Begin DATASET CONTENT

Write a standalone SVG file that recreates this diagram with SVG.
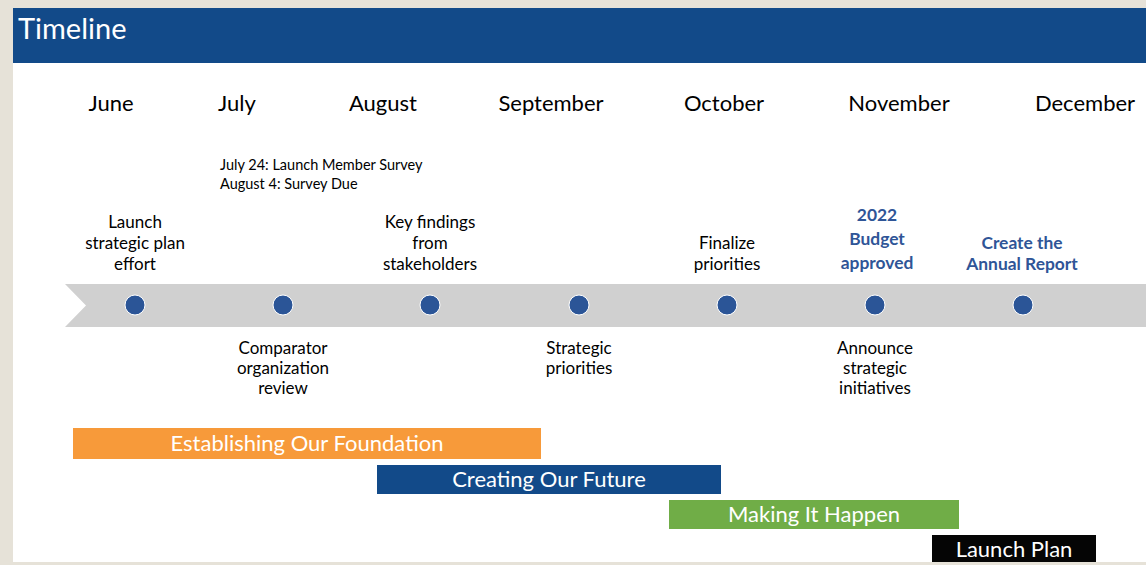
<svg xmlns="http://www.w3.org/2000/svg" width="1146" height="565" viewBox="0 0 1146 565">
<style>
text{font-family:Lato,"Open Sans","Liberation Sans",sans-serif;}
.m{font-size:22px;fill:#000;text-anchor:middle;}
.t{font-size:17px;fill:#000;text-anchor:middle;}
.s{font-size:14.5px;fill:#000;}
.b{font-size:17.4px;font-weight:bold;fill:#2F5597;text-anchor:middle;}
.w{fill:#fff;text-anchor:middle;font-size:22px;}
.dot{fill:#2B5597;stroke:#fff;stroke-width:1;}
</style>
<rect x="0" y="0" width="1146" height="565" fill="#E6E2D8"/>
<rect x="13" y="8" width="1133" height="554" fill="#fff"/>
<g id="header">
<rect x="13" y="8" width="1133" height="55" fill="#124A89"/>
<text x="18" y="39" font-size="29" fill="#fff">Timeline</text>
</g>
<g id="months">
<text class="m" x="111" y="111">June</text>
<text class="m" x="237" y="111">July</text>
<text class="m" x="383" y="111">August</text>
<text class="m" x="551" y="111">September</text>
<text class="m" x="724" y="111">October</text>
<text class="m" x="899" y="111">November</text>
<text class="m" x="1085" y="111">December</text>
</g>
<g id="band">
<polygon points="65,284 1146,284 1146,327 65,327 86,305.5" fill="#D0D0D0"/>
</g>
<g id="dots">
<circle class="dot" cx="135" cy="305" r="10"/>
<circle class="dot" cx="283" cy="305" r="10"/>
<circle class="dot" cx="430" cy="305" r="10"/>
<circle class="dot" cx="579" cy="305" r="10"/>
<circle class="dot" cx="727" cy="305" r="10"/>
<circle class="dot" cx="875" cy="305" r="10"/>
<circle class="dot" cx="1023" cy="305" r="10"/>
</g>
<g id="survey">
<text class="s" x="220" y="170">July 24: Launch Member Survey</text>
<text class="s" x="220" y="189">August 4: Survey Due</text>
</g>
<g id="launch">
<text class="t" x="135" y="228">Launch</text>
<text class="t" x="135" y="249">strategic plan</text>
<text class="t" x="135" y="270">effort</text>
</g>
<g id="keyfindings">
<text class="t" x="430" y="228">Key findings</text>
<text class="t" x="430" y="249">from</text>
<text class="t" x="430" y="270">stakeholders</text>
</g>
<g id="finalize">
<text class="t" x="727" y="249">Finalize</text>
<text class="t" x="727" y="270">priorities</text>
</g>
<g id="budget">
<text class="b" x="877" y="221">2022</text>
<text class="b" x="877" y="245">Budget</text>
<text class="b" x="877" y="269">approved</text>
</g>
<g id="annual">
<text class="b" x="1022" y="249">Create the</text>
<text class="b" x="1022" y="270">Annual Report</text>
</g>
<g id="comparator">
<text class="t" x="283" y="354">Comparator</text>
<text class="t" x="283" y="374">organization</text>
<text class="t" x="283" y="394">review</text>
</g>
<g id="strategic">
<text class="t" x="579" y="354">Strategic</text>
<text class="t" x="579" y="374">priorities</text>
</g>
<g id="announce">
<text class="t" x="875" y="354">Announce</text>
<text class="t" x="875" y="374">strategic</text>
<text class="t" x="875" y="394">initiatives</text>
</g>
<g id="phase1">
<rect x="73" y="428" width="468" height="31" fill="#F79A3A"/>
<text class="w" x="307" y="451">Establishing Our Foundation</text>
</g>
<g id="phase2">
<rect x="377" y="465" width="344" height="29" fill="#124A89"/>
<text class="w" x="549" y="487">Creating Our Future</text>
</g>
<g id="phase3">
<rect x="669" y="500" width="290" height="29" fill="#70AD47"/>
<text class="w" x="814" y="522">Making It Happen</text>
</g>
<g id="phase4">
<rect x="932" y="535" width="164" height="27" fill="#050505"/>
<text class="w" x="1014" y="557">Launch Plan</text>
</g>
</svg>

End DATASET CONTENT

SHORT EXERCISE: Write out again every line above exactly as given; the pictures do not belong in the copy.

TASK ANSWER:
Write a standalone SVG file that recreates this diagram with SVG.
<svg xmlns="http://www.w3.org/2000/svg" width="1146" height="565" viewBox="0 0 1146 565">
<style>
text{font-family:Lato,"Open Sans","Liberation Sans",sans-serif;}
.m{font-size:22px;fill:#000;text-anchor:middle;}
.t{font-size:17px;fill:#000;text-anchor:middle;}
.s{font-size:14.5px;fill:#000;}
.b{font-size:17.4px;font-weight:bold;fill:#2F5597;text-anchor:middle;}
.w{fill:#fff;text-anchor:middle;font-size:22px;}
.dot{fill:#2B5597;stroke:#fff;stroke-width:1;}
</style>
<rect x="0" y="0" width="1146" height="565" fill="#E6E2D8"/>
<rect x="13" y="8" width="1133" height="554" fill="#fff"/>
<g id="header">
<rect x="13" y="8" width="1133" height="55" fill="#124A89"/>
<text x="18" y="39" font-size="29" fill="#fff">Timeline</text>
</g>
<g id="months">
<text class="m" x="111" y="111">June</text>
<text class="m" x="237" y="111">July</text>
<text class="m" x="383" y="111">August</text>
<text class="m" x="551" y="111">September</text>
<text class="m" x="724" y="111">October</text>
<text class="m" x="899" y="111">November</text>
<text class="m" x="1085" y="111">December</text>
</g>
<g id="band">
<polygon points="65,284 1146,284 1146,327 65,327 86,305.5" fill="#D0D0D0"/>
</g>
<g id="dots">
<circle class="dot" cx="135" cy="305" r="10"/>
<circle class="dot" cx="283" cy="305" r="10"/>
<circle class="dot" cx="430" cy="305" r="10"/>
<circle class="dot" cx="579" cy="305" r="10"/>
<circle class="dot" cx="727" cy="305" r="10"/>
<circle class="dot" cx="875" cy="305" r="10"/>
<circle class="dot" cx="1023" cy="305" r="10"/>
</g>
<g id="survey">
<text class="s" x="220" y="170">July 24: Launch Member Survey</text>
<text class="s" x="220" y="189">August 4: Survey Due</text>
</g>
<g id="launch">
<text class="t" x="135" y="228">Launch</text>
<text class="t" x="135" y="249">strategic plan</text>
<text class="t" x="135" y="270">effort</text>
</g>
<g id="keyfindings">
<text class="t" x="430" y="228">Key findings</text>
<text class="t" x="430" y="249">from</text>
<text class="t" x="430" y="270">stakeholders</text>
</g>
<g id="finalize">
<text class="t" x="727" y="249">Finalize</text>
<text class="t" x="727" y="270">priorities</text>
</g>
<g id="budget">
<text class="b" x="877" y="221">2022</text>
<text class="b" x="877" y="245">Budget</text>
<text class="b" x="877" y="269">approved</text>
</g>
<g id="annual">
<text class="b" x="1022" y="249">Create the</text>
<text class="b" x="1022" y="270">Annual Report</text>
</g>
<g id="comparator">
<text class="t" x="283" y="354">Comparator</text>
<text class="t" x="283" y="374">organization</text>
<text class="t" x="283" y="394">review</text>
</g>
<g id="strategic">
<text class="t" x="579" y="354">Strategic</text>
<text class="t" x="579" y="374">priorities</text>
</g>
<g id="announce">
<text class="t" x="875" y="354">Announce</text>
<text class="t" x="875" y="374">strategic</text>
<text class="t" x="875" y="394">initiatives</text>
</g>
<g id="phase1">
<rect x="73" y="428" width="468" height="31" fill="#F79A3A"/>
<text class="w" x="307" y="451">Establishing Our Foundation</text>
</g>
<g id="phase2">
<rect x="377" y="465" width="344" height="29" fill="#124A89"/>
<text class="w" x="549" y="487">Creating Our Future</text>
</g>
<g id="phase3">
<rect x="669" y="500" width="290" height="29" fill="#70AD47"/>
<text class="w" x="814" y="522">Making It Happen</text>
</g>
<g id="phase4">
<rect x="932" y="535" width="164" height="27" fill="#050505"/>
<text class="w" x="1014" y="557">Launch Plan</text>
</g>
</svg>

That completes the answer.